July 1, 2020 601 PM
TEXAS — Even by the standards of modern American politics, the race for Texas State Senate District 19 is getting ugly — and the main campaign hasn’t even started yet.
Instead, Xochil Peña Rodriguez and Roland Gutierrez, both Democratic candidates, are locked in a bitter run-off primary for the nomination for the massive Texas district, which stretches all the way from San Antonio to Brewster County. Early voting started on Monday.
Problems between the campaigns started as early as January, when one or more complaints were filed about the Rodriguez campaign with the Texas Ethics Commission. The campaign was cleared of one of those complaints last week, prompting a news release.
In the release, Rodriguez accused Gutierrez of being behind the “fraudulent” complaint against her. She also said he had created a “fake newspaper to further spread lies and misinformation to voters.”
The Gutierrez campaign says it was not behind the ethics complaint. In a statement, they said Rodriguez was not being “100% honest.”
The complaint alleged that Rodriguez had improperly reported campaign donations, according to KSAT News, a San Antonio TV station that gained access to the complaint and first reported on it. Unlike most court records, such complaints aren’t public unless there’s “a former hearing or a judicial proceeding,” according to state law.
It accused Rodriguez of not disclosing campaign donations from her father, Ciro Rodriguez, a former U.S. and Texas House representative and a current justice of the peace in San Antonio’s Bexar County. The Texas Code of Judicial Conduct prohibits judges from using their name to “endorse another candidate for any public office,” though they are allowed to “attend political events” or “express his or her views on political matters.” State law also prevents judges from making political contributions.
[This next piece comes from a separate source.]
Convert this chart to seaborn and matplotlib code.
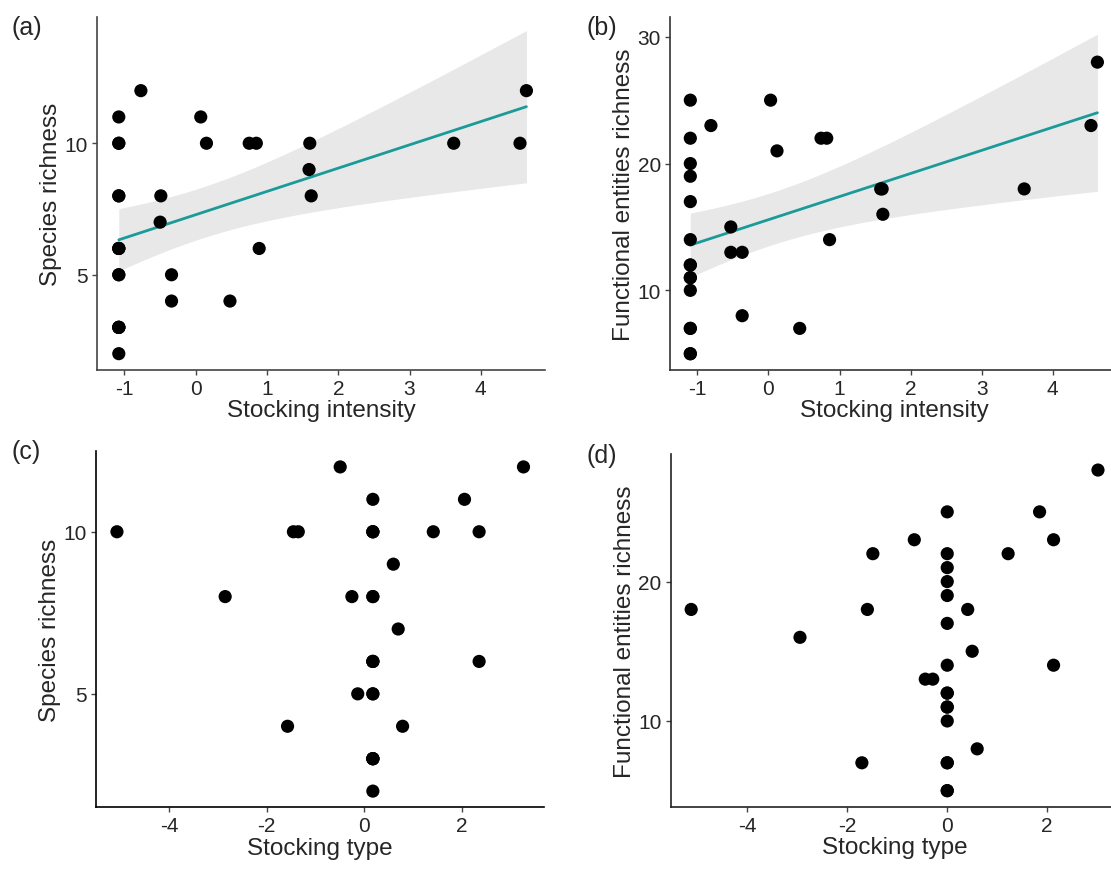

Rodriguez says the donations came from her mother — not her father, and accused the Gutierrez campaign of engineering dishonest attacks against her.
KSAT News has run a number of critical stories about Rodriguez and her family — like in April, when they reported that her father was under investigation by the Texas attorney general’s office over salary increases. Or in June, when they questioned why he, as an active justice of the peace, was joining Rodriguez on the campaign trail.
The Texas AG declined to confirm, deny or comment on any possible investigations, citing office policy. In a statement, Rodriguez said Gutierrez had “decided to hide behind a mysterious PAC [political-action committee] to attack me and my family.”
“One look at their fraudulent complaint against my campaign makes it clear what they think about women — that a woman can’t make a decision about who she supports without the approval of her husband,” the statement added.
Rodriguez accused the Gutierrez campaign of dirty politics, including distributing a fake newspaper that disparaged her and her family to voters in the district. Under state law, political advertising must disclose that it is political advertising and include information on which person or political-action committee paid for it.
Instead, the San Antonio Post, as the newspaper was called, describes itself as “an independent newspaper” and “the voice of the people.” It has many of the trappings of a regular newspaper, from cartoons and a recipe to an advertisement for a San Antonio-area store. But much of the paper focused on what it described as “ongoing investigations” into Rodriguez and her family.
“What happens remains to be seen, but it does not look good,” one article concluded. “The San Antonio Post will continue looking into these ongoing investigations.”
Assumed-name records from Bexar County show that Chris Cantu, a spokesperson for the Gutierrez campaign, started the newspaper. And the address listed on those records match with the one on campaign finance filings for Gutierrez’ campaign.
When asked whether the campaign was involved with the paper, they did not address those allegations directly. Instead, in a statement responding to those allegations, they said they would see that the “Rodriguez Cartel” were “put in jail.”